I have a series of folders, subfolders and files like this :

year_folder
    month1_folder
       day1_folder
           filea, fileb
       day2_folder
           filea
    month2_folder

I want to delete the folders and files older than X days. I have tried

find /c/Documents/year_folder -mtime +5 | xargs rm -rf

This command line works perfectly on my test folders (locally on my computer). But when I run the script on synology, somehow it deletes the whole year_folder.

Unfortunately I do not know how to test my script on the server of synology to understand what I am doing wrong.


Solution

  • Using GNU Extensions

    Split this into two pieces:

    • Delete files (only!) older than five days

      # for GNU find; see below for POSIX
      find "$root" -type f -mtime +5 -delete
      
    • Delete empty directories

      # for GNU find; see below for POSIX
      find "$root" -depth -type d -empty -delete
      

    When you use rm -rf, you're deleting the entire directory when the directory itself hasn't been updated in five days.

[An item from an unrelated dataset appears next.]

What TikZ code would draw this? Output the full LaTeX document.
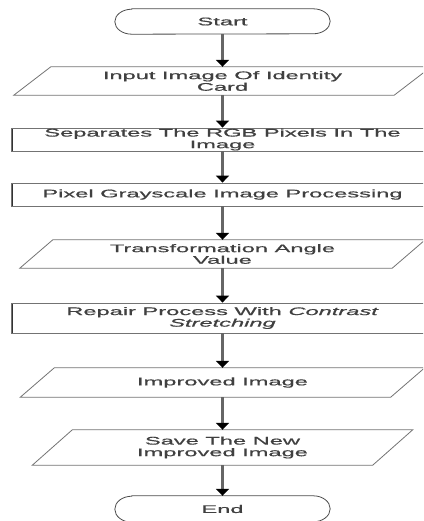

However, if you create or modify a/b/c, that doesn't update the modification time of a (or, in the case of modifications that don't require the directory itself to be updated, not even that of a/b) -- thus, your "modification time older than five days" rule is destructive when you apply it recursively.

    The only caveat to the above is that it may not delete multiple layers of empty directories at a run -- that is, if a/b/c is empty, and a/b is empty other than c, then only c may be deleted on the first run, and it may require another invocation before a/b is removed as well.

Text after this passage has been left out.